A NONPROFIT ORGANIZATION based in San Francisco is proving that one way to achieve public safety is by hiring formerly incarcerated people.
Urban Alchemy, founded in 2018, prioritizes hiring former long-term offenders (LTOs) — people with life sentences who spent decades in prison — as practitioners and ambassadors to help keep streets clean and safe in areas struggling with extreme poverty, addiction, mental illness and hopelessness.
“Few people understand how to navigate the trauma and chaos prevalent on our streets better than those who’ve endured it themselves,” Urban Alchemy co-founder and CEO Lena Miller said in a telephone interview.
Urban Alchemy has a workforce of 1,300 employees. Ninety-six percent of employees are formerly incarcerated. Seventy percent of the formerly incarcerated are LTOs, according to the nonprofit. Miller said she prefers LTOs because they have a lot more respect for their freedom.
“Through extensive training, competitive compensation, and ongoing support, we ensure their success and offer pathways to a long-term career,” said Miller. “We also provide practitioners the opportunity to give back to their community, which is profoundly important to their reentry.”
The role of these LTO practitioners, according to Miller, is to help remove tents from the street so people can easily use the sidewalks, and clean up drug paraphernalia left behind by frequent drug use. Practitioners also help reverse drug overdoses and to de-escalate problems associated with drugs or mental illness.
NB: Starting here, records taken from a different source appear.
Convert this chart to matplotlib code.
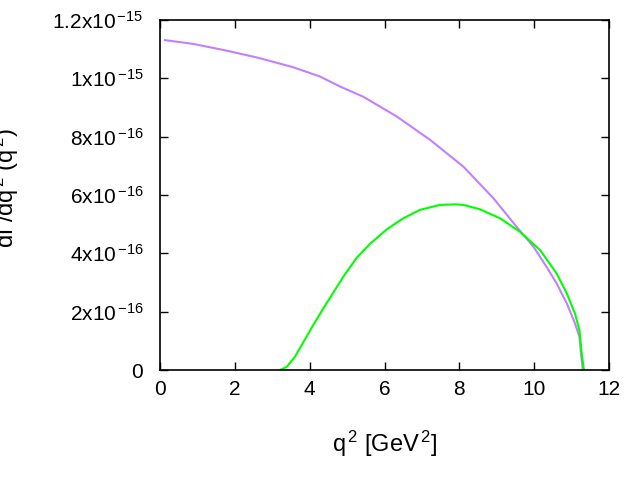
import numpy as np
import matplotlib
matplotlib.use("Agg")
import matplotlib.pyplot as plt

plt.rcParams['font.family'] = ['Liberation Sans', 'DejaVu Sans']
plt.rcParams['mathtext.fontset'] = 'custom'
plt.rcParams['mathtext.rm'] = 'Liberation Sans'
plt.rcParams['mathtext.it'] = 'Liberation Sans'
plt.rcParams['mathtext.default'] = 'regular'

###
### Data, q^2 in GeV^2, rate in units of 1e-15
###
q2_a = [0.13, 0.89, 1.78, 2.67, 3.56, 4.28, 4.81, 5.43, 6.33, 7.22, 8.11,
        8.91, 9.53, 9.98, 10.33, 10.60, 10.87, 11.09, 11.21, 11.25, 11.30]
rate_a = [1.131, 1.118, 1.095, 1.069, 1.038, 1.006, 0.972, 0.937, 0.869,
          0.789, 0.697, 0.589, 0.491, 0.423, 0.354, 0.297, 0.229, 0.160,
          0.114, 0.057, 0.0]

q2_b = [3.21, 3.39, 3.61, 3.83, 4.10, 4.36, 4.63, 4.90, 5.26, 5.61, 6.06,
        6.50, 6.95, 7.48, 7.90, 8.11, 8.55, 9.09, 9.62, 10.16, 10.60, 10.87,
        11.09, 11.21, 11.27, 11.33]
rate_b = [0.0, 0.011, 0.046, 0.095, 0.155, 0.210, 0.265, 0.320, 0.385,
          0.432, 0.482, 0.520, 0.549, 0.566, 0.568, 0.566, 0.551, 0.520,
          0.474, 0.411, 0.331, 0.263, 0.194, 0.137, 0.057, 0.0]

xticks = [0, 2, 4, 6, 8, 10, 12]
yticks = [0, 0.2, 0.4, 0.6, 0.8, 1.0, 1.2]
ytick_labels = ['0', r'2x10$^{\,{-16}}$', r'4x10$^{\,{-16}}$',
                r'6x10$^{\,{-16}}$', r'8x10$^{\,{-16}}$',
                r'1x10$^{\,{-15}}$', r'1.2x10$^{\,{-15}}$']

fig = plt.figure(figsize=(6.4, 4.8), dpi=100)
ax = fig.add_axes([160/640, 1 - 370/480, 449/640, 350/480])

ax.plot(q2_a, rate_a, color='#c080ff', lw=1.5, solid_joinstyle='round')
ax.plot(q2_b, rate_b, color='#00ff00', lw=1.5, solid_joinstyle='round')

ax.set_xlim(0, 12)
ax.set_ylim(0, 1.2)
ax.set_xticks(xticks)
ax.set_xticklabels([str(t) for t in xticks])
ax.set_yticks(yticks)
ax.set_yticklabels(ytick_labels)

ax.tick_params(direction='in', length=6, width=1, labelsize=15,
               top=True, right=True, pad=7)
ax.tick_params(axis='y', pad=12)
for sp in ax.spines.values():
    sp.set_linewidth(1.2)

ax.set_xlabel(r'q$^{\,2}$ [GeV$^{\,2}$]', fontsize=17, labelpad=22)
fig.text(-0.015, 1 - 188/480, r'd$\Gamma$/dq$^{\,2}$ (q$^{\,2}$)',
         rotation=90, fontsize=17, ha='left', va='center')

fig.savefig('out.png', dpi=100)
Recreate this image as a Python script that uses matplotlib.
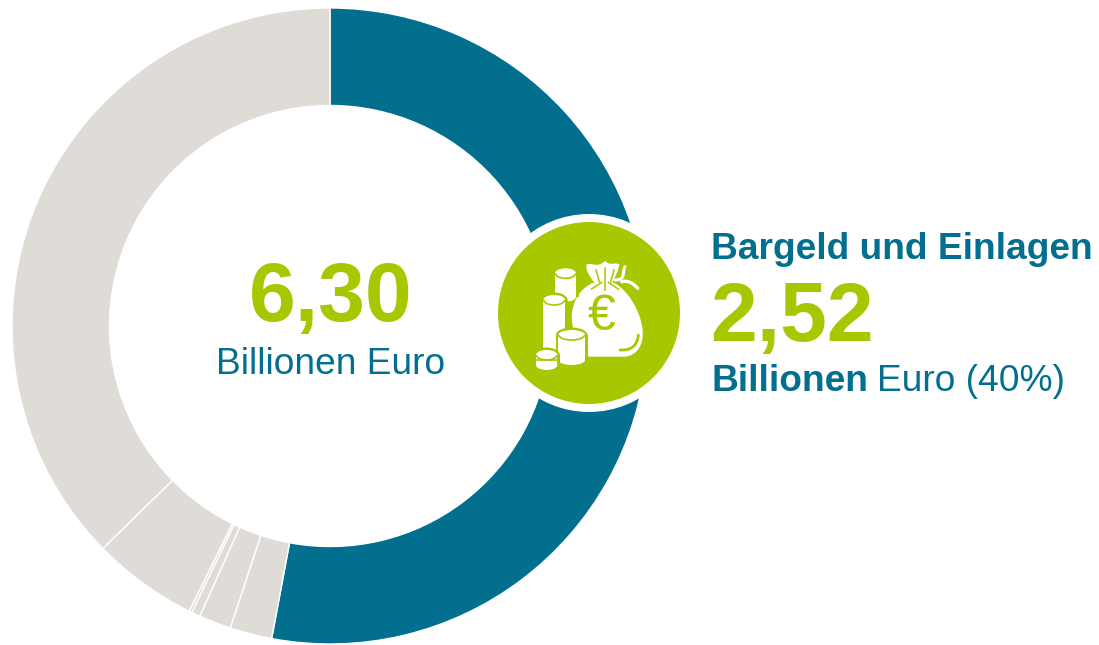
import matplotlib
matplotlib.use("Agg")
import matplotlib.pyplot as plt
from matplotlib.patches import Circle, Ellipse, Rectangle, PathPatch, Arc
from matplotlib.path import Path

W = 1099
H = 645

# slice sizes in Billionen Euro as drawn, clockwise from the top
slice_values = [3.335, 0.135, 0.103, 0.028, 0.009, 0.338, 2.352]
TEAL = "#026F8F"
GREY = "#DFDCD8"
GREEN = "#A8C700"
slice_colors = [TEAL, GREY, GREY, GREY, GREY, GREY, GREY]

center_value = "6,30"
center_unit = "Billionen Euro"
callout_title = "Bargeld und Einlagen"
callout_value = "2,52"
callout_unit_bold = "Billionen"
callout_unit_rest = "Euro (40%)"

plt.rcParams['font.family'] = ['Liberation Sans', 'DejaVu Sans']

fig = plt.figure(figsize=(W / 100, H / 100), dpi=100)
ax = fig.add_axes([0, 0, 1, 1])


def fy(y):
    # picture y runs downwards, axes y upwards
    return H - y


def zx(x):
    # icon outline was measured in a 3x crop starting at (490,205)
    return 490 + x / 3


def zy(y):
    return H - (205 + y / 3)


ax.pie(slice_values, colors=slice_colors, startangle=90, counterclock=False,
       center=(330, fy(326)), radius=318,
       wedgeprops=dict(width=97.5, edgecolor="white", linewidth=1))

# badge
ax.add_patch(Circle((589, fy(313)), 99, fc="white", ec="none", zorder=3))
ax.add_patch(Circle((589, fy(313)), 91, fc=GREEN, ec="none", zorder=4))


def cylinder(x0, x1, ytop, ybot, z):
    w = (x1 - x0) / 3
    cx = zx((x0 + x1) / 2)
    hh = 30 / 3
    # green halo so the cylinder stands off what is behind it
    ax.add_patch(Rectangle((zx(x0) - 2.5, zy(ybot)), w + 5, (ybot - ytop) / 3, fc=GREEN, ec="none", zorder=z))
    ax.add_patch(Ellipse((cx, zy(ytop)), w + 5, hh + 5, fc=GREEN, ec="none", zorder=z))
    ax.add_patch(Rectangle((zx(x0), zy(ybot)), w, (ybot - ytop) / 3, fc="white", ec="none", zorder=z + 0.1))
    ax.add_patch(Ellipse((cx, zy(ybot)), w, hh, fc="white", ec="none", zorder=z + 0.1))
    ax.add_patch(Ellipse((cx, zy(ytop)), w, hh, fc="white", ec="none", zorder=z + 0.1))
    ax.add_patch(Arc((cx, zy(ytop)), w - 1, hh, theta1=180, theta2=360, ec=GREEN, lw=1.2, zorder=z + 0.2))


def curve(points, fc="white", ec="none", lw=0, z=5):
    # points: start, then triples of cubic bezier control points
    verts = [(zx(x), zy(y)) for x, y in points]
    codes = [Path.MOVETO] + [Path.CURVE4] * (len(verts) - 1)
    ax.add_patch(PathPatch(Path(verts, codes), fc=fc, ec=ec, lw=lw, zorder=z, capstyle="round"))


# money bag
curve([(305, 235), (275, 250), (250, 280), (245, 330),
       (245, 380), (270, 455), (300, 455),
       (330, 455), (370, 455), (400, 455),
       (440, 455), (462, 420), (458, 375),
       (450, 310), (410, 255), (375, 235),
       (350, 228), (330, 228), (305, 235)], z=5)
# bag neck and frill
curve([(312, 232), (300, 215), (285, 195), (290, 178),
       (310, 172), (320, 190), (345, 168),
       (365, 185), (370, 170), (388, 178),
       (385, 200), (375, 215), (368, 232),
       (350, 238), (330, 238), (312, 232)], z=5.1)
for x0, y0, x1, y1 in [(318, 195, 328, 230), (345, 190, 345, 255), (372, 195, 362, 230),
                       (305, 252, 335, 232), (385, 252, 355, 232)]:
    ax.plot([zx(x0), zx(x1)], [zy(y0), zy(y1)], color=GREEN, lw=1.1, zorder=5.2)
# tie string
curve([(375, 225), (410, 225), (395, 200), (405, 185)], fc="none", ec="white", lw=2.2, z=5.1)
curve([(395, 230), (415, 225), (430, 235), (443, 250)], fc="none", ec="white", lw=2.4, z=5.1)
# fold at the bag's lower right
curve([(390, 435), (420, 437), (442, 425), (445, 390)], fc="none", ec=GREEN, lw=2, z=5.2)
ax.text(zx(335), zy(335), "\u20ac", color=GREEN, fontsize=36, ha="center", va="center", zorder=5.3)

# coin stacks
cylinder(195, 258, 205, 275, 6)
cylinder(160, 225, 285, 430, 7)
cylinder(205, 285, 390, 465, 8)
cylinder(138, 202, 450, 480, 9)
ax.plot([zx(140), zx(200)], [zy(465), zy(465)], color=GREEN, lw=1.2, zorder=9.5)

# centre text
ax.text(330.5, fy(320.5), center_value, color=GREEN, fontsize=60.5, fontweight="bold", ha="center", va="baseline")
ax.text(331, fy(374.5), center_unit, color=TEAL, fontsize=26.7, ha="center", va="baseline")

# callout text
ax.text(711, fy(259), callout_title, color=TEAL, fontsize=26.7, fontweight="bold", ha="left", va="baseline")
ax.text(710, fy(341), callout_value, color=GREEN, fontsize=60.5, fontweight="bold", ha="left", va="baseline")
ax.text(711, fy(391), callout_unit_bold, color=TEAL, fontsize=26.7, fontweight="bold", ha="left", va="baseline")
ax.text(877, fy(391), callout_unit_rest, color=TEAL, fontsize=26.7, ha="left", va="baseline")

ax.set_xlim(0, W)
ax.set_ylim(0, H)
ax.set_aspect("equal")
ax.axis("off")

fig.savefig("out.png", dpi=100)
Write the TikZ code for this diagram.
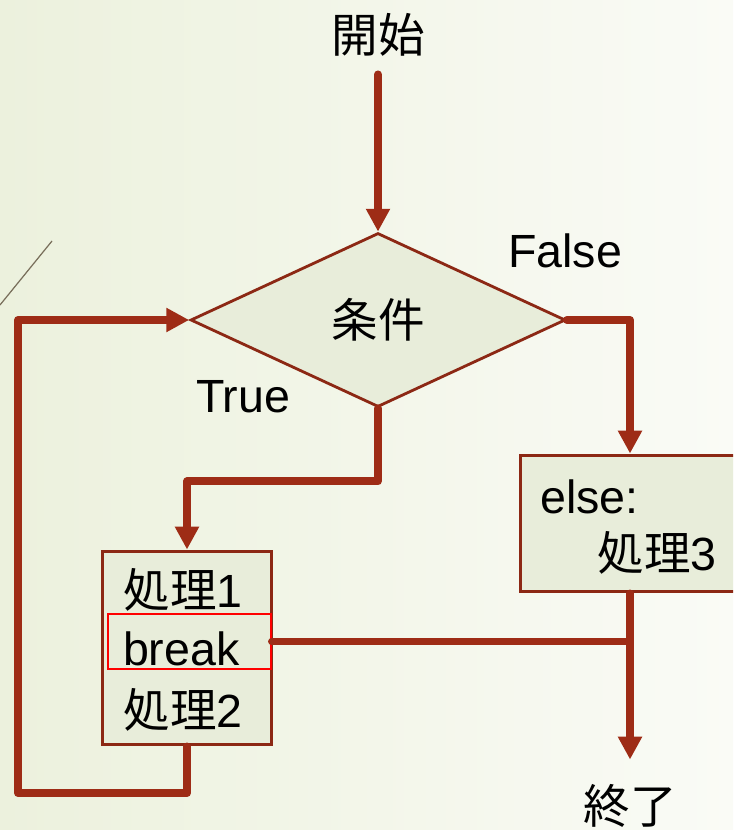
\documentclass[tikz,border=0pt]{standalone}
\usepackage{fontspec}
\setmainfont{Liberation Sans}
\newfontfamily\cjk{Noto Sans CJK JP}
\usetikzlibrary{shapes.geometric,arrows.meta}
\definecolor{flowred}{RGB}{158,44,22}
\definecolor{boxline}{RGB}{140,40,20}
\definecolor{boxfill}{RGB}{232,237,218}
\definecolor{bgleft}{RGB}{236,241,221}
\definecolor{bgright}{RGB}{250,251,246}

\begin{document}
\begin{tikzpicture}[x=0.02cm, y=-0.02cm,
    every node/.style={font=\fontsize{26.5}{30}\selectfont, inner sep=0pt},
    flow/.style={draw=flowred, line width=4.5pt, line join=round, line cap=round,
        -{Triangle[length=13pt,width=13pt]}},
    link/.style={draw=flowred, line width=4.5pt, line join=round, line cap=round},
    decision/.style={diamond, draw=boxline, fill=boxfill, line width=1.6pt,
        minimum width=7.5cm, minimum height=3.48cm},
    procbox/.style={rectangle, draw=boxline, fill=boxfill, line width=1.7pt},
    brkbox/.style={rectangle, draw=red, line width=1.1pt, minimum width=3.26cm,
        minimum height=1.1cm, text width=2.66cm, text height=0.97cm, text depth=0pt,
        inner xsep=0.3cm, align=left}]
    \useasboundingbox (0,0) rectangle (733,830);
    \clip (0,0) rectangle (733,830);
    \shade[left color=bgleft, right color=bgright] (0,0) rectangle (733,830);
    \draw[color={rgb,255:red,120;green,110;blue,90}, line width=0.7pt] (0,305) -- (52,241);

    \node (start) at (378,35) {\cjk 開始};
    \node[decision] (cond) at (378,320) {\cjk 条件};
    \node (false) at (565,251) {False};
    \node (true) at (243,397) {True};

    \node[procbox, minimum width=3.38cm, minimum height=3.88cm] (proc) at (187,648) {};
    \node (p1) at (183,590) {{\cjk 処理}1};
    \node[brkbox] (brk) at (189.5,641.5) {break};
    \node (p2) at (183,710) {{\cjk 処理}2};

    \node[procbox, minimum width=4.4cm, minimum height=2.74cm] (elsebox) at (630,523.5) {};
    \node[anchor=west] (elsetxt) at (540,497) {else:};
    \node (p3) at (657,553) {{\cjk 処理}3};

    \node (end) at (630,806) {\cjk 終了};
    \coordinate (back) at (18,793);

    \draw[flow, shorten <=10pt] (start) -- (cond.north);
    \draw[flow] (cond.east) -| (elsebox.north);
    \draw[flow] (cond.south) -- ++(0,73) -| (proc.north);
    \draw[flow, shorten >=14pt] (elsebox.south) -- (end.north);
    \draw[link] (brk.east) -- (brk.east -| elsebox.south);
    \draw[flow] (proc.south) |- (back) |- (cond.west);
\end{tikzpicture}
\end{document}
What Miller is doing appears to be working. The organization is credited with resolving over 1,000 non-emergency calls related to homeless people and behavioral health. They saved the lives of over 900 through overdose reversals and other interventions.
Having an impact on crime
This year, there is even more for Miller to be excited about. Forrest Stuart, a professor of sociology at Stanford University, said a 52 percent decline in crime happened in 2023 compared to 2022 where Urban Alchemy practitioners are posted throughout the city. A study analyzing crime stats from San Francisco police, looking at 40 intersections, showed the drop.
The study was spearheaded by Stuart and conducted by Stanford’s Ethnography Lab. It’s an independent study that still needs to be further researched and peer-reviewed.
“We will be submitting it this year for peer review,” said Stuart. “There’s a second component of the study that I have been spearheading, which is to actually figure out the mechanism, which is to figure out how this is happening.”
“The people who don’t have any skin in the game are throwing all the rocks. They have been attacking us. But police and city officials are very supportive.” Lena Miller, Urban Alchemy co-founder and CEO
The early results of the study are being celebrated by Miller. She has faced accusations that her workers are nothing more than drug dealers who carry weapons and take advantage of the unhoused. Critics, such as homeless advocacy groups and former employees, complain that Urban Alchemy workers have no licenses to work as security guards and that the city shouldn’t be outsourcing government functions to nonprofits.
“The people who don’t have any skin in the game are throwing all the rocks,” said Miller. “They have been attacking us. But police and city officials are very supportive.”
“Police unions don’t want to deal with this stuff,” she said. “They see us and know we’re legitimate. The progressives have the biggest issue with us.”
According to Miller, there is a waiting list of about 5,000 people looking for a job at Urban Alchemy. However, she still makes it a priority to hire the formerly incarcerated and the unhoused.
Miller is a lifelong resident of the Bayview-Hunters Point neighborhood in San Francisco. She remembers being the only white girl who attended Martin Luther King Jr. preschool in the 1970s. She said she was bullied and tested daily by Black community members, but eventually gained respect in a predominantly poor and crack cocaine-plagued housing project.
Rising above, giving back
Miller prides herself in rising above her circumstances to give back to her community, She graduated from the University of California at Berkeley. She holds a master’s degree in social work from San Francisco State University. She also holds a master’s degree in psychology, and a doctorate in psychology from the University of San Francisco. Today, she is using her education to be part of the solution to community problems.

Miller also has a long list of accomplishments. She has been an adjunct professor for the University of San Francisco’s Masters in Behavioral Health program. She has provided crisis intervention training for SFPD in the area of complex trauma and emotional intelligence and has trained over 600 officers over the last three years. She has also provided this training for over 200 former LTOs and over 200 public housing residents.
Urban Alchemy currently contracts in California with the cities of Los Angeles and San Francisco, as well as BART, UC Law San Francisco and the organization Lighthouse for the Blind and Visually Impaired.
Miller said she is looking to hire more formerly incarcerated people coming out of the system to help expand the organization. She is able to employ most returning citizens, with the exception of those with sex offense convictions.
Miller said she hopes that one day everyone incarcerated gets a chance to return back to their communities, especially those facing the most extreme sentences.
“Give people in administrative segregation and on Death Row a shout out for me,” she said. “We’re waiting for all of them to come home as well.”